=== Given information ===
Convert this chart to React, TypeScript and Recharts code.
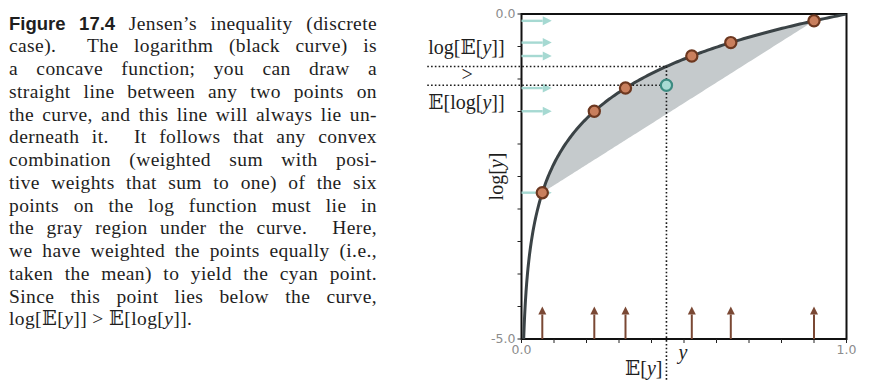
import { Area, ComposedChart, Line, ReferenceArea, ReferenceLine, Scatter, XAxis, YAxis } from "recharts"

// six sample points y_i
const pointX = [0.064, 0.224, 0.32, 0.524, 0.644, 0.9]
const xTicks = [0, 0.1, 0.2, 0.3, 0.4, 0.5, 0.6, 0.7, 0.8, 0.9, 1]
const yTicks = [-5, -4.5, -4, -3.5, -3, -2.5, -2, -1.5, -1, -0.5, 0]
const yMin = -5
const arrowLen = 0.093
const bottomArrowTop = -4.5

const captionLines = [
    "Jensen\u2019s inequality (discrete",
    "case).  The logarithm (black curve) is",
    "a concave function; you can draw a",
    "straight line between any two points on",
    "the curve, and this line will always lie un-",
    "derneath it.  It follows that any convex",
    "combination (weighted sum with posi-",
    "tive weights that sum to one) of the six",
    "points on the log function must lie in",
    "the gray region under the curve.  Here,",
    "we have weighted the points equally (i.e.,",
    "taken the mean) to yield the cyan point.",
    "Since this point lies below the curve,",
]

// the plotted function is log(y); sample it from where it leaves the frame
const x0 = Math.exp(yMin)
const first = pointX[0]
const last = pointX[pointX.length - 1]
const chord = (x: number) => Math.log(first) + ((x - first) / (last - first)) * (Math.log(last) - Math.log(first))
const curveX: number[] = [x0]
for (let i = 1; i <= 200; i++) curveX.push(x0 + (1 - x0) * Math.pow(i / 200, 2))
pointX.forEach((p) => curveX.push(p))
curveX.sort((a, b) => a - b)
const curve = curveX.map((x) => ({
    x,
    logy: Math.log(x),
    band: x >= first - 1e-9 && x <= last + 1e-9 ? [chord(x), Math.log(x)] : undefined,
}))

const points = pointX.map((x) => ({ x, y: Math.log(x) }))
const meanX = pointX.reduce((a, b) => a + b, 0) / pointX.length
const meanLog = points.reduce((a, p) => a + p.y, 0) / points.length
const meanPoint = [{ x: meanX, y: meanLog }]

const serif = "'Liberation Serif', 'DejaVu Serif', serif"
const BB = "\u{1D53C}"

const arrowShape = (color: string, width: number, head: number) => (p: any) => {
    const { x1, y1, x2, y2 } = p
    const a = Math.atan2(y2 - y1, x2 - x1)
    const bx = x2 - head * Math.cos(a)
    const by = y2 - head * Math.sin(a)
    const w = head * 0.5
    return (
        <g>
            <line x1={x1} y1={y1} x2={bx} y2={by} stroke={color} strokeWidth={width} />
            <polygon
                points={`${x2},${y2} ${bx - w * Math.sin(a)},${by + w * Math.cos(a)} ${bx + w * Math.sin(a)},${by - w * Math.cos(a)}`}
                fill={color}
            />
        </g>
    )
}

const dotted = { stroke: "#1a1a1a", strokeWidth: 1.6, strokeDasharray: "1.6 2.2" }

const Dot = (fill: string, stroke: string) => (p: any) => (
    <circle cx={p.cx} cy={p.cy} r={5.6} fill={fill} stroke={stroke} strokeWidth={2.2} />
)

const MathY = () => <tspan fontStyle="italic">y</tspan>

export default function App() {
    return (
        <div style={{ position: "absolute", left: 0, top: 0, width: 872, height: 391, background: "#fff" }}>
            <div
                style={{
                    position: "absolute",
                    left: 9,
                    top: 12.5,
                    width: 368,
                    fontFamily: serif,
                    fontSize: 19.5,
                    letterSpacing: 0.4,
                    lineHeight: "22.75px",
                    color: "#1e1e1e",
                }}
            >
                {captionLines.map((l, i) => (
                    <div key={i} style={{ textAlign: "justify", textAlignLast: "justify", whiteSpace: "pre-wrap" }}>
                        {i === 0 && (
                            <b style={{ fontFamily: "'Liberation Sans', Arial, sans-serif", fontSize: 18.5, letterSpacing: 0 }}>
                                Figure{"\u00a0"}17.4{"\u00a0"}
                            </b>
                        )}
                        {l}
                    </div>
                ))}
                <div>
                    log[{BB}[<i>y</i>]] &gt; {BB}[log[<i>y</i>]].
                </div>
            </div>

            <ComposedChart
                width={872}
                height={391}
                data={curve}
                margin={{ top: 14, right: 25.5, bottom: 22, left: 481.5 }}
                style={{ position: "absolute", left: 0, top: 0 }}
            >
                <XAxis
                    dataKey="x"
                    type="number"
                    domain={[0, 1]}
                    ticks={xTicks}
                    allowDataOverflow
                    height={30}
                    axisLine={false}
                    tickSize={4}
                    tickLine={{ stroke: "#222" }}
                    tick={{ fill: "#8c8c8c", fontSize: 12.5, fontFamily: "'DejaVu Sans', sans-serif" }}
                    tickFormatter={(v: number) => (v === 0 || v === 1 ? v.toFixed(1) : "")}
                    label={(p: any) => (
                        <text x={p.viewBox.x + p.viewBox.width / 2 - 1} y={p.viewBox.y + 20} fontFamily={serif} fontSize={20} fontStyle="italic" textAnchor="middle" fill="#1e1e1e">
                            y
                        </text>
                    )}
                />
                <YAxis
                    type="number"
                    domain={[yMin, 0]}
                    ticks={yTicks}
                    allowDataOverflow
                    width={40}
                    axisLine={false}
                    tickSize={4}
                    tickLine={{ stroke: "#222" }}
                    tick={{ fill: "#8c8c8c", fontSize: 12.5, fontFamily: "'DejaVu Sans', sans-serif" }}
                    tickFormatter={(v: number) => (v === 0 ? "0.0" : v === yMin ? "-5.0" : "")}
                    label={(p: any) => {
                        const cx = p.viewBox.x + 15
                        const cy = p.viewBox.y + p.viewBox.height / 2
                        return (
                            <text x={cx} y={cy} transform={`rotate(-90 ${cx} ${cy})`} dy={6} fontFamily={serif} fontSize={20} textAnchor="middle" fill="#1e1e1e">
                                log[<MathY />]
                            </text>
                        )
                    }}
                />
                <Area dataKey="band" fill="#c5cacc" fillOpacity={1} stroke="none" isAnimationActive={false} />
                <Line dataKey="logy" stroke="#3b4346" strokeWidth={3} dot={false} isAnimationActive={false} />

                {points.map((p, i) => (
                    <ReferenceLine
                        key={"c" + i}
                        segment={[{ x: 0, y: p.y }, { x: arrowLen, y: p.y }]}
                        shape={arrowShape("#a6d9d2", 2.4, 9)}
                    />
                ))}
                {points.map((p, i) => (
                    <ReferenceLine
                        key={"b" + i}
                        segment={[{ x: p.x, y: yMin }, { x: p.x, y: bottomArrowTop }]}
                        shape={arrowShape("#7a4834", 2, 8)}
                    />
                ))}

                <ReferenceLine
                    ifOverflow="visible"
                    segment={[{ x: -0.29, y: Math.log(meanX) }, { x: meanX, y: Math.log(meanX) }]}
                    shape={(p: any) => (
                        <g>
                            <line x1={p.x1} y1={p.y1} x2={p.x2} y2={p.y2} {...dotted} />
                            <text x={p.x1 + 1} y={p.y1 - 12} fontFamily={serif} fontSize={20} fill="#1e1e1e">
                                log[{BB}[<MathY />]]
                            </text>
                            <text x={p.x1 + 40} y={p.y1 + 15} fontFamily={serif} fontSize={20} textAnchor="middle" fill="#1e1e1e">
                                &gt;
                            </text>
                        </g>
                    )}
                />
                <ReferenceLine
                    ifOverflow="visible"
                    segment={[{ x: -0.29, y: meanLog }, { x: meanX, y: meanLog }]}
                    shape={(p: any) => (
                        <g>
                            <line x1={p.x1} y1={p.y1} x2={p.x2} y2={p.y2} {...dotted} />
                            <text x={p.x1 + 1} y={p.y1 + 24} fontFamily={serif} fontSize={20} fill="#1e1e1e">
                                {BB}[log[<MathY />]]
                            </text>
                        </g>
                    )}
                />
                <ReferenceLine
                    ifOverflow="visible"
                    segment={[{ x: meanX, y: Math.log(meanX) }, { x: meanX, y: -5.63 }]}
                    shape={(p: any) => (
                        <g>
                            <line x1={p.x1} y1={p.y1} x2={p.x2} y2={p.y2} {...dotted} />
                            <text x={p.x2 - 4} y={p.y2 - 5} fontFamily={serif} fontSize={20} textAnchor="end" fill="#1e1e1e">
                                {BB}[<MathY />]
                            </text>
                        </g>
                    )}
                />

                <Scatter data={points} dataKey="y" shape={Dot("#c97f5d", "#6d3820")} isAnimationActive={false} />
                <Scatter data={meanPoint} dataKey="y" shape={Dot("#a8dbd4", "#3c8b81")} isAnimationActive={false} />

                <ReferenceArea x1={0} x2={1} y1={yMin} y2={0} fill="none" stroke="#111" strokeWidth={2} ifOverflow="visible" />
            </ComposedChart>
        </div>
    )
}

* * *

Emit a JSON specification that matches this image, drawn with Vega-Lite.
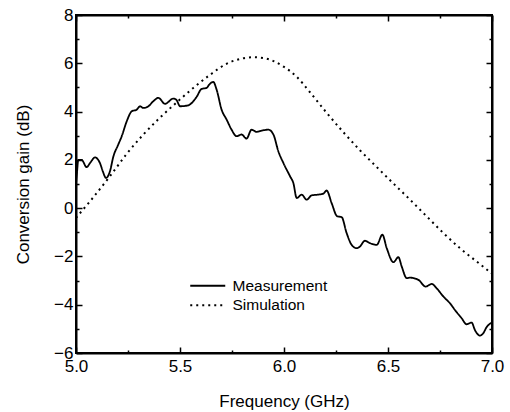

--

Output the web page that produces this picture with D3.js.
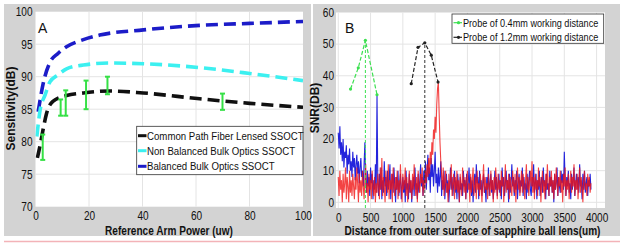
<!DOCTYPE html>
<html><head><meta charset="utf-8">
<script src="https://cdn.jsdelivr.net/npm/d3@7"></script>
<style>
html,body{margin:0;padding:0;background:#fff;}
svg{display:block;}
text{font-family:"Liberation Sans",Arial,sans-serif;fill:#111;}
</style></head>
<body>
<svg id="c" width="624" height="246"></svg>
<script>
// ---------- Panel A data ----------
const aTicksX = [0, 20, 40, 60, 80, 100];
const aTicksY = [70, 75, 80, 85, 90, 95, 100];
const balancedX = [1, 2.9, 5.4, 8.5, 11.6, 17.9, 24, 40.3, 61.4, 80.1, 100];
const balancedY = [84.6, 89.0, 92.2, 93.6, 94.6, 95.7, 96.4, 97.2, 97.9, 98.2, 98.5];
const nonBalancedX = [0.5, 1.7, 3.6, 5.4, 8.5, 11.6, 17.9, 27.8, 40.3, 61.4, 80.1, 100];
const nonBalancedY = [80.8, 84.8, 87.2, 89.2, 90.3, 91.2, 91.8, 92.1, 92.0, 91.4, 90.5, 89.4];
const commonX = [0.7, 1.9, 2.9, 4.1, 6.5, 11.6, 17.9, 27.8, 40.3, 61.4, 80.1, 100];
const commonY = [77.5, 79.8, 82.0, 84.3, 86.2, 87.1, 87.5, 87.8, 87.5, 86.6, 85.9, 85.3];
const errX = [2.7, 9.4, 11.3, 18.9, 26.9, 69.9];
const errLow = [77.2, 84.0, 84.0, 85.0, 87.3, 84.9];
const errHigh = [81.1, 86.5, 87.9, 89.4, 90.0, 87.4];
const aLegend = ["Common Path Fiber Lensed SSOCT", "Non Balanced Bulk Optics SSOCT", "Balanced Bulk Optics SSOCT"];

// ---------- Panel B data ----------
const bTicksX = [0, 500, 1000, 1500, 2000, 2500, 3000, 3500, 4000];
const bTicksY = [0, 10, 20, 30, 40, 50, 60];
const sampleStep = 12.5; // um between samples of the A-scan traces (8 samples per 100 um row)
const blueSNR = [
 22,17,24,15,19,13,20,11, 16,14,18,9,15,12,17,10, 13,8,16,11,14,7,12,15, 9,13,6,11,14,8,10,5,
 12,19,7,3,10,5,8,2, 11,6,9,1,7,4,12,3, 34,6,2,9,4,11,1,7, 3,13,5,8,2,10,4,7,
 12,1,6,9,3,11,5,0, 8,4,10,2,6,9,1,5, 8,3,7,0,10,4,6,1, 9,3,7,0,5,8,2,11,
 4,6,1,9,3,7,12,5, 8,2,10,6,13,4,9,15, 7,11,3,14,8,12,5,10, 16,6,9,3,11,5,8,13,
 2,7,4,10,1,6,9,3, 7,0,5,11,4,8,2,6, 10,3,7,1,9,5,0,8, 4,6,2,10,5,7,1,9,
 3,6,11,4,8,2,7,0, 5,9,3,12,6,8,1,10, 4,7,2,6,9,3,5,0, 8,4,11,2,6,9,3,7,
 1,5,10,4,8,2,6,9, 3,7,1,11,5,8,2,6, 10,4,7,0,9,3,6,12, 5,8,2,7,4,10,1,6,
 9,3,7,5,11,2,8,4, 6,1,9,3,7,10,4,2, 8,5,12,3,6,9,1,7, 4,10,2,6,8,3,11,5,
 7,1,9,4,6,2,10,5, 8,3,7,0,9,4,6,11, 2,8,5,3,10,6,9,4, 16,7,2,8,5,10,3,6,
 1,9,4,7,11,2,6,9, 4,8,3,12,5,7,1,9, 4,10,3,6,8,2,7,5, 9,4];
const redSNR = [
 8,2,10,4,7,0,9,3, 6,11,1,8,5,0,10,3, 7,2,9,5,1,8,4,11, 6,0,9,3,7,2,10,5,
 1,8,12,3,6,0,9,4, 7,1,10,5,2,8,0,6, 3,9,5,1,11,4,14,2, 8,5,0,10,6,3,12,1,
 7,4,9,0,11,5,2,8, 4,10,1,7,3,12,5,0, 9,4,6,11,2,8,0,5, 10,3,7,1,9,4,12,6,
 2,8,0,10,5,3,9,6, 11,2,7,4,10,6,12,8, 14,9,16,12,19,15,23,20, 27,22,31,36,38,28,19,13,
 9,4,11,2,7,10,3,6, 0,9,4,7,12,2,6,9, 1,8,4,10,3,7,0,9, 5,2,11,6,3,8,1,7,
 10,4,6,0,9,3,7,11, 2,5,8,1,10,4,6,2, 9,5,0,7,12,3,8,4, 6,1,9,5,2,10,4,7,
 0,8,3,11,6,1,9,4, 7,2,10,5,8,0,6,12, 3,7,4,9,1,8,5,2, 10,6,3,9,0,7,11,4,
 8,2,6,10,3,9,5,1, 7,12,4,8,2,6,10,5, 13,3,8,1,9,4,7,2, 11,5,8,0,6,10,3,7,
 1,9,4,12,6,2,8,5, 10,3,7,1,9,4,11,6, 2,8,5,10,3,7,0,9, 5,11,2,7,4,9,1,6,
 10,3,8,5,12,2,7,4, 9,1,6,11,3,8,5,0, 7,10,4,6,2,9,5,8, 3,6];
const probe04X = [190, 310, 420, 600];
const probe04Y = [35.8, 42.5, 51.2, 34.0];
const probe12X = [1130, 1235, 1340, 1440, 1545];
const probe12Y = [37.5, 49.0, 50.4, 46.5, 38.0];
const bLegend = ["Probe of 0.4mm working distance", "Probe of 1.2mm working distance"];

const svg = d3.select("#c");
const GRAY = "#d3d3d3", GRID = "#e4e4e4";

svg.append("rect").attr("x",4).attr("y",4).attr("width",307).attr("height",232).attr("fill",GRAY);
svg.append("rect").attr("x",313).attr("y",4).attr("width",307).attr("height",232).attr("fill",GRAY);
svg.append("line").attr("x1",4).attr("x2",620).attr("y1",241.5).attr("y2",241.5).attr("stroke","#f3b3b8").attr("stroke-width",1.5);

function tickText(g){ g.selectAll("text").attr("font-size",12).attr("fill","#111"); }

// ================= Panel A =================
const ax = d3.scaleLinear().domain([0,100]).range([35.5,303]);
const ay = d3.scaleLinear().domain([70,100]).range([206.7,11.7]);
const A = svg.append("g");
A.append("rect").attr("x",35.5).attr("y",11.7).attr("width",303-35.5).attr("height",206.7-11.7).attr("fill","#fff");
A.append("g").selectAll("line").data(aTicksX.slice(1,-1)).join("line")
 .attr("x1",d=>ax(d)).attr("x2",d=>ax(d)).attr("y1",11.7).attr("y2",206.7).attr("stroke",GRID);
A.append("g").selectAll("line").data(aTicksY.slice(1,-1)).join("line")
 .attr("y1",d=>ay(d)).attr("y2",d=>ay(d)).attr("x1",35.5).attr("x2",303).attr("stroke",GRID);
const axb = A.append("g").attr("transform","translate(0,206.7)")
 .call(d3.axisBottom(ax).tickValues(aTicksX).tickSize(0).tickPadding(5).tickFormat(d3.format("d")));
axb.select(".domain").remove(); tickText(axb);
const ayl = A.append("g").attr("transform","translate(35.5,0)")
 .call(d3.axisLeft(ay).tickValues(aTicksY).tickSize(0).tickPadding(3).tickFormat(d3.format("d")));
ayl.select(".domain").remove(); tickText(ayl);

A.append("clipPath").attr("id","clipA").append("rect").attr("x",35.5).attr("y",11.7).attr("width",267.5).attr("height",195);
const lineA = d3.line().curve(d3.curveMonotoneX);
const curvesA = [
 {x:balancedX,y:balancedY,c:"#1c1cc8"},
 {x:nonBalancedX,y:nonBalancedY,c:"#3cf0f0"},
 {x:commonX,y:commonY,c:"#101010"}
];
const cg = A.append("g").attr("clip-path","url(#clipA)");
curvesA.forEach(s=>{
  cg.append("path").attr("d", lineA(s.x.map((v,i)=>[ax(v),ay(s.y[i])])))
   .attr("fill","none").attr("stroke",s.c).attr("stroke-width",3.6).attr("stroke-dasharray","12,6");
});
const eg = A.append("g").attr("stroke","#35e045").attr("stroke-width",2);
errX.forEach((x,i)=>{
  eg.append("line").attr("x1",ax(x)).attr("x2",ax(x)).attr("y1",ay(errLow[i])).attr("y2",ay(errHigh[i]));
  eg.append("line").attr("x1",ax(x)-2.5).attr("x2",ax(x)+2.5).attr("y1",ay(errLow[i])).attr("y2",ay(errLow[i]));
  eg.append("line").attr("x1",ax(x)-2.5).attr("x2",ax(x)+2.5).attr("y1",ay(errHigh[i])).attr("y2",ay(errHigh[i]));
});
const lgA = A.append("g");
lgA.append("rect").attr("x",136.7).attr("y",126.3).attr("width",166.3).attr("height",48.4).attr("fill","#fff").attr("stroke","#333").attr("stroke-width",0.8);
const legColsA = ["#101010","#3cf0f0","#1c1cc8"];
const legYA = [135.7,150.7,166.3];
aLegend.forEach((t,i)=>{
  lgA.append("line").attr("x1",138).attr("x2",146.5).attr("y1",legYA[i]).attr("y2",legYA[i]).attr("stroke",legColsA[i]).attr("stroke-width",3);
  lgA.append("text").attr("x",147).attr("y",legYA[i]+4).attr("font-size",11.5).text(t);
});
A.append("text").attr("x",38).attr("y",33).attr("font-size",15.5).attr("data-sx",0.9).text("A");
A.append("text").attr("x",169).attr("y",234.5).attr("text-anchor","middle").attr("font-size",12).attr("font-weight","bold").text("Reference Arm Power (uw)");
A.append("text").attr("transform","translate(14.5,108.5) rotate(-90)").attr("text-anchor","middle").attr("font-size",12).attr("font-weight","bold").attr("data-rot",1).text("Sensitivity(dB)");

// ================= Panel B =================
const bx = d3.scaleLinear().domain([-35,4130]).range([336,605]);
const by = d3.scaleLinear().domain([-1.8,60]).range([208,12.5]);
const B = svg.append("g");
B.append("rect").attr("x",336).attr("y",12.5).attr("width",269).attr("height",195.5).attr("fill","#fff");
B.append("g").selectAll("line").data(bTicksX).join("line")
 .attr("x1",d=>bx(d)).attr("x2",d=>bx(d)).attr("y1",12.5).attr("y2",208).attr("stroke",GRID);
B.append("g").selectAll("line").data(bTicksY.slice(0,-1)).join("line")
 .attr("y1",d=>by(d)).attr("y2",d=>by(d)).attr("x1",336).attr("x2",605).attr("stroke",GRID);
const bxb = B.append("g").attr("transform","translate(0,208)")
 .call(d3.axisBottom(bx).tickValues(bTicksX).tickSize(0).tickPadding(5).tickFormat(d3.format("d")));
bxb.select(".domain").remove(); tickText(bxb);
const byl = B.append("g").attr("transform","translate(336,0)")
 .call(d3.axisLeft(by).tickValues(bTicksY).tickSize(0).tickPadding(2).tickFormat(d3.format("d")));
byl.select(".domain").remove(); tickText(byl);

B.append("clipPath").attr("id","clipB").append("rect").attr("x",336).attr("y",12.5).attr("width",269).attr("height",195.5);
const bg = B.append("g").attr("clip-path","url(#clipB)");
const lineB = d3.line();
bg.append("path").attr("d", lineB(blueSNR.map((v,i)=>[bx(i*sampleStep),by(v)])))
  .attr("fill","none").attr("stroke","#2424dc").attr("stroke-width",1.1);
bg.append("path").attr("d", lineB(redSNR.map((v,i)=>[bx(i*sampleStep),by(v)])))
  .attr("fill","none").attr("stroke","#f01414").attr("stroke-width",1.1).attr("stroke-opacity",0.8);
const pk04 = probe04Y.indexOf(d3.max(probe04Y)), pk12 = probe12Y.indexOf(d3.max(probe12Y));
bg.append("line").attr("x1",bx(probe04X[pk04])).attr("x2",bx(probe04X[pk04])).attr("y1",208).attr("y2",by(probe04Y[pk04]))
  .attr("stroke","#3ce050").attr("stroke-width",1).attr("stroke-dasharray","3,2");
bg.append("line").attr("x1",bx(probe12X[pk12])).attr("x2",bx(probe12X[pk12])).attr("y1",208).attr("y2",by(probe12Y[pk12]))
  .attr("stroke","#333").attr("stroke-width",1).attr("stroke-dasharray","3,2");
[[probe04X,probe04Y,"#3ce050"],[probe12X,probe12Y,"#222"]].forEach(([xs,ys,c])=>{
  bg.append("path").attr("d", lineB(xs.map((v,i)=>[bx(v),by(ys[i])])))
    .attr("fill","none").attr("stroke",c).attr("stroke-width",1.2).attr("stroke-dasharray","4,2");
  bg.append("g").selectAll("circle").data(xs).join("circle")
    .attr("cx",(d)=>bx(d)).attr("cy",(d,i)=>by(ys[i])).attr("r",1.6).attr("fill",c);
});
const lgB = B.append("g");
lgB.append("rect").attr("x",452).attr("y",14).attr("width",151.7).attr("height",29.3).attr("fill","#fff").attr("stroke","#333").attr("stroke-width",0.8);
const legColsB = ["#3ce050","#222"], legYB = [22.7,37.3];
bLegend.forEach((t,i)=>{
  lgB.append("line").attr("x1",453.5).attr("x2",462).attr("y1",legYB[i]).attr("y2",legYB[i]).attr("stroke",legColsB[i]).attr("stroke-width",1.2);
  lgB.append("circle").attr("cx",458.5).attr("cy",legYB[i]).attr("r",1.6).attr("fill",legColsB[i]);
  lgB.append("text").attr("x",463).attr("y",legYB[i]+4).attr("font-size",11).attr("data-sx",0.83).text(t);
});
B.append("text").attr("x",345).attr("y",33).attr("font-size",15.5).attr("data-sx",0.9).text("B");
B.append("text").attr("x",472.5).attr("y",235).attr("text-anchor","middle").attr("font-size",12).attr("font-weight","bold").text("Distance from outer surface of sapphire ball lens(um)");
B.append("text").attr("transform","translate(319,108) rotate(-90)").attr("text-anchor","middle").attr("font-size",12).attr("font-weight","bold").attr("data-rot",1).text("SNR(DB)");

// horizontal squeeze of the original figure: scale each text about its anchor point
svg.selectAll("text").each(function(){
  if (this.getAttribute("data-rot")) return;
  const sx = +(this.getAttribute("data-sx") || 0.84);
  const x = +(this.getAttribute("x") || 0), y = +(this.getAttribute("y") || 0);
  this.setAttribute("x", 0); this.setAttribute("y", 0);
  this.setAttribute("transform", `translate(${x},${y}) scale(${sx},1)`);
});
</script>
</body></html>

=== Work to be completed ===
Take the material above and output only the lines from the one that contains "Convert this chart" through the one that contains "const bottomArrowTop = -4.5", ends included and images left out.

=== Answer ===
Convert this chart to React, TypeScript and Recharts code.
import { Area, ComposedChart, Line, ReferenceArea, ReferenceLine, Scatter, XAxis, YAxis } from "recharts"

// six sample points y_i
const pointX = [0.064, 0.224, 0.32, 0.524, 0.644, 0.9]
const xTicks = [0, 0.1, 0.2, 0.3, 0.4, 0.5, 0.6, 0.7, 0.8, 0.9, 1]
const yTicks = [-5, -4.5, -4, -3.5, -3, -2.5, -2, -1.5, -1, -0.5, 0]
const yMin = -5
const arrowLen = 0.093
const bottomArrowTop = -4.5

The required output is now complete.